Actually, the rationale for the use of a propulsive landing system rather than an airbag system for Phoenix is pretty straightforward. It has nothing to do with whether or not their is a rover on board. Phoenix was originally proposed as the first flight project for the Mars Scout program, which was envisioned as a series of (relatively) low-cost flight projects for Mars exploration. To keep the proposed project under the cost cap (yes, space flight projects have cost limits imposed on them too!), the spacecraft was designed to re-use several hardware items scavenged from prior spacecraft. For example, the arm on the Phoenix lander is the flight spare from the 1999 Mars Polar Lander. The main structure and landing system for Phoenix is actually the hardware originally built for the 2001 Mars Surveyor Lander project, which was cancelled before it ever flew. So Phoenix is using a propulsive landing system because they are using the hardware from the 2001 lander, and that is the method that the earlier mission was designed to use. But why wasn't the 2001 mission designed to use airbags instead of propulsion?

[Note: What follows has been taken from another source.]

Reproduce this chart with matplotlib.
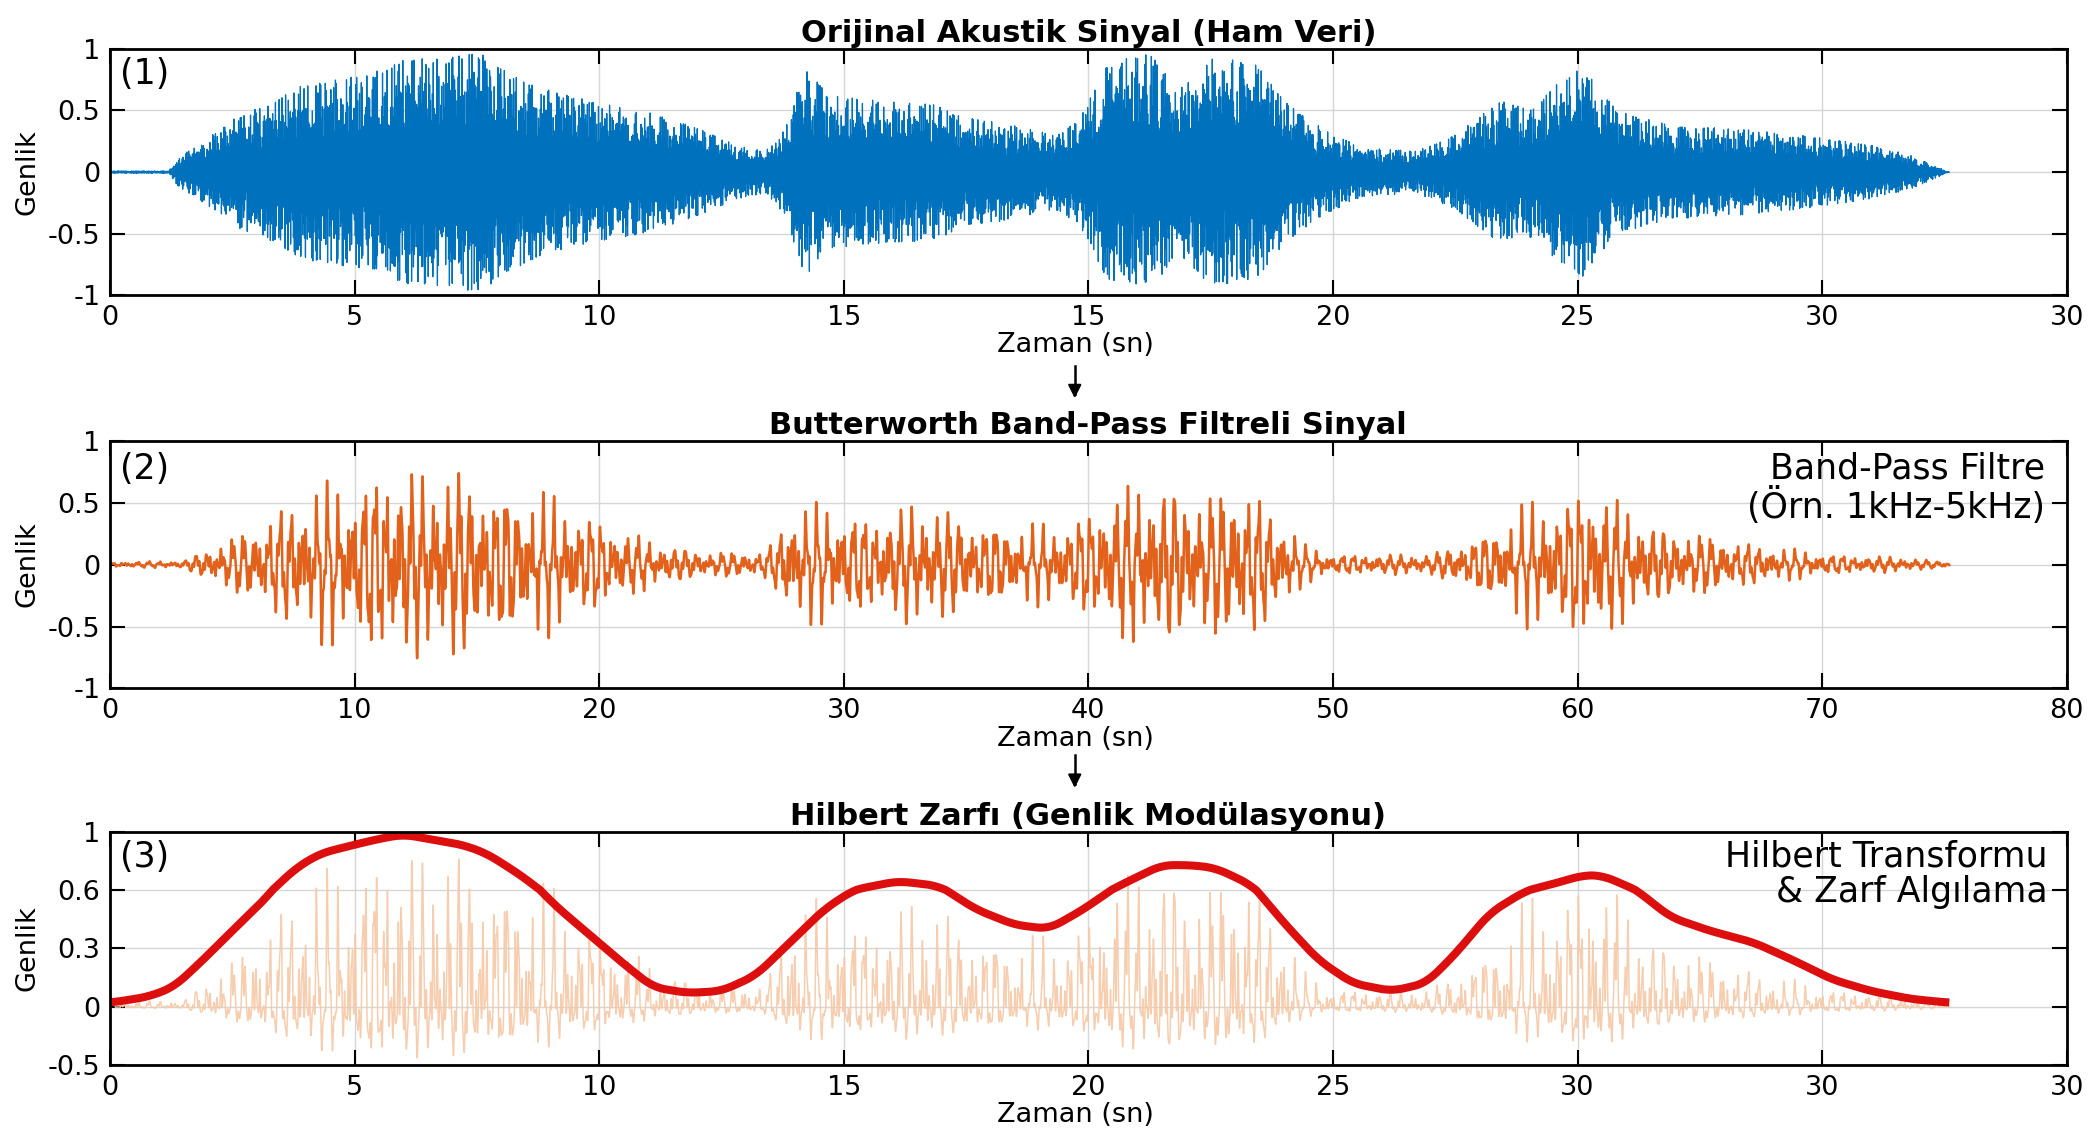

The answer to that is revealed when you think about the timelines involved. Airbags were used successfully for the first time on the Mars Pathfinder lander, which touched down on Mars on July 4, 1997. Up until that time, airbags were an untested, unproven technology. The Mars Surveyor Lander mission was intended to launch in April of 2001. But that meant that the spacecraft was actually being designed in the mid-1990's. Rather than potentially risk the 2001 mission on a technology that no one had seen work, in 1995-1996 the designers chose to stick with a propulsive landing system similar to that used on prior missions like the Viking 1 and Viking 2 landers. By the time airbags were shown to actually work in 1997, the construction of the 2001 lander was so far along that it would have been much more expensive to stop the project and re-design for the use of airbags than to just finish building what had already been designed.

-dave

p.s. This was not the only place that unused 2001 Lander project hardware showed up on other missions. The "Athena" science package that was orginally slated as the primary payload of the lander was brought forward and became the primary payload carried aboard the Spirit and Opportunity rovers launched in 2003.